A New Paradigm of Data Governance for the AI Era
Faced with the opportunities and challenges brought by GenAI, coupled with the new dilemmas of data management under the process of artificial intelligence, traditional data governance norms and standards can no longer meet the needs. Data governance must shift from a passive and lagging model to a new real-time and proactive data governance paradigm for the AI era. As a leading enterprise-level Data&AI technology provider, KeenData has built an independently controllable KeenData Lakehouse integrated data intelligence platform based on cloud-native technology. By deeply integrating data engineering and governance, it has constructed an end-to-end governance system covering data standards, quality, and security, realizing full-lifecycle governance from model construction to AI implementation. It also provides solid safety compliance guarantees, promoting the comprehensive upgrade of data governance from passive response to proactive and real-time governance, and creating a data governance platform (Keen Governance) adapted to the needs of the AI era.
Data Quality
It offers system rules, custom rules, and combined quality rule definition methods, providing independent quality inspection nodes integrated with offline development. Quality management is conducted before, during, and after data processing, supporting the ability to block quality issues. It generates quality assessment reports and enables traceability of quality problems after the operation of data quality tasks, supporting the viewing and export of dirty data.
Data Security
It provides data classification and grading management, sensitive data identification, and desensitization capabilities. Through a custom sensitive data rule library, it conducts full-volume/sampling scans of databases and data tables. For identified sensitive data, it supports multiple desensitization rules such as hash desensitization and masking, ensuring the safe use of sensitive data and guaranteeing the accurate and orderly supply of high-quality data for business decision-making.
Data Standards Platform
As the core hub for the implementation and management of enterprise data standards, the platform provides end-to-end management capabilities for the entire lifecycle of enterprise data standards—including creation, release, review, retrieval, mapping, and audit task management. It standardizes the application of standard specifications by developers during modeling, development, and post-business launch, enabling timely detection of whether data is implemented in accordance with data standards. It establishes a unified understanding of data across the group, provides standardized unified constraints, ensures compliance with international, national, and industry regulations as well as business application requirements from the source, guarantees the standardized production of data, and reduces costs associated with subsequent data application and processing. Its core functions include: full-lifecycle management of standards (covering standard catalogs, standard statistics, visual standard creation, reference, update, release, review, audit, and abolition); support for standard mapping and data auditing (including data warehouse auditing, business database auditing, and audit task management), as well as the generation of comprehensive audit reports.

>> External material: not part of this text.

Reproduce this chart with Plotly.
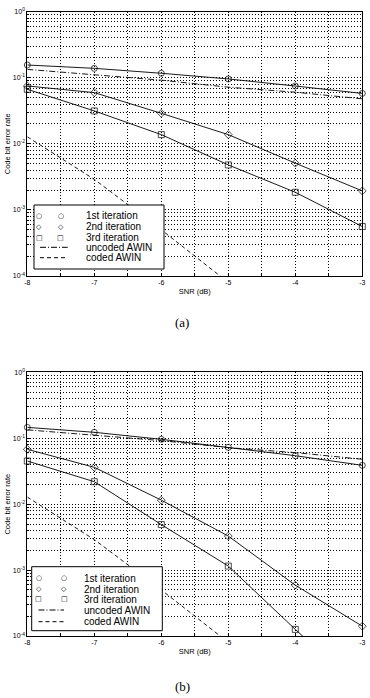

Looking ahead, KeenData will leverage its integrated Data&AI platform to help enterprises build high-quality data governance systems, deeply integrate AI and large-model capabilities, and accurately adapt to diverse business scenarios. Ultimately, KeenData aims to create a data infrastructure oriented to the AI era and capable of supporting future development, laying a solid foundation for enterprises to continuously unlock data value and achieve digital transformation.